Routing logic is managed at the endpoint level - your code calls an endpoint, which has one or more upstreams that it routes requests to. Each upstream can be a different model, and you can configure the routing logic to send requests to the right model based on the request content.
When you add an upstream to an endpoint, you can specify it’s weight. The weight determines how often requests are sent to that upstream. For example, if you have two upstreams with weights 1 and 2, then 1/3 of the requests will be sent to the first upstream and 2/3 to the second upstream.
This can be useful for load balancing between models, or for A/B testing different models to see which performs better. It can also be useful for gradually rolling out a new model - you can start with a low weight and gradually increase it as you gain confidence in the new model.
The system will still note the actual model that served the request, so you can analyze the performance of each model separately or train new models based on the performance of the existing models.

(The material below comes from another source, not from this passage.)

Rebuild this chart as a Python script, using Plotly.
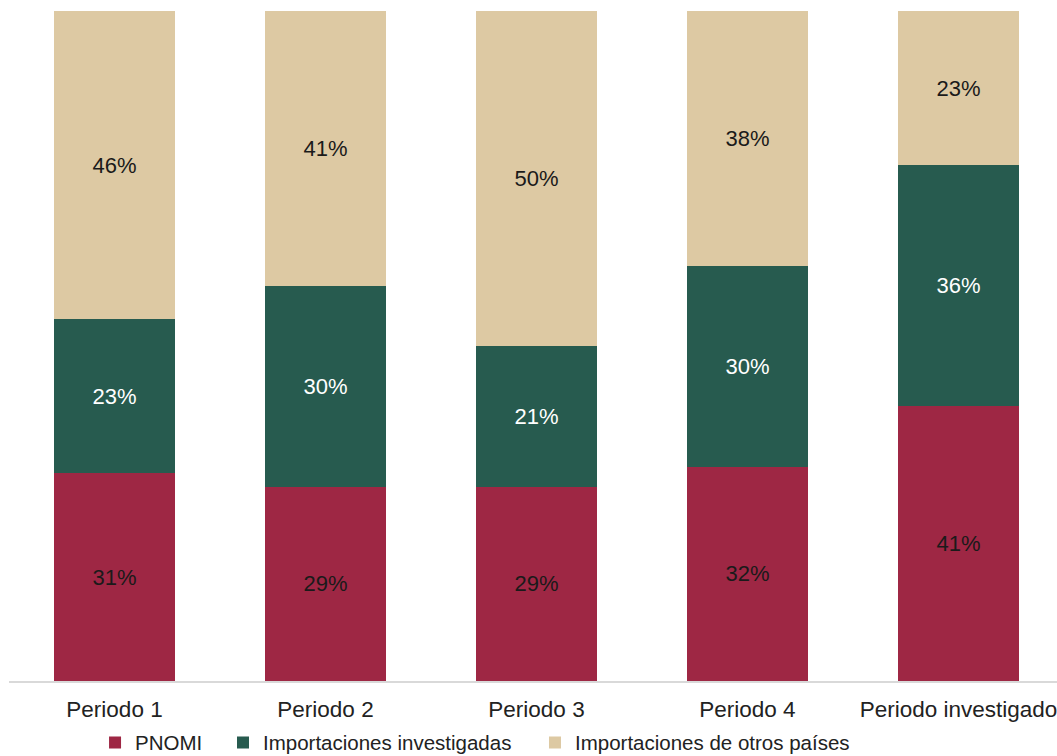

When you add an upstream to an endpoint, you can specify a tag filter. This alows you to tell Datawizz to only send requests to that endpoint if they contain (or don’t contain) a specific tag. This can be useful for routing requests to different models based on the content of the request.
Some example scenarios where this can be useful:
To configure a tag filter, simply specify the tags to include/exclude the upstream for when you add the upstream.
Datawizz can help you improve reliability by using fallbacks - if the primary model fails to respond, Datawizz will automatically send the request to the fallback model. This can be useful for ensuring that requests are always handled, even if one of your models is down.
To leverage fallbacks, turn on the fallbacks option at the endpoint level and ensure there is more than one upstream. When a request comes in, Datawizz will select the first upstream based on weights. If the first upstream fails to respond, Datawizz will automatically send the request to the next upstream, and so forth until a response is received. If all upstreams fail to respond, Datawizz will return an error to the client.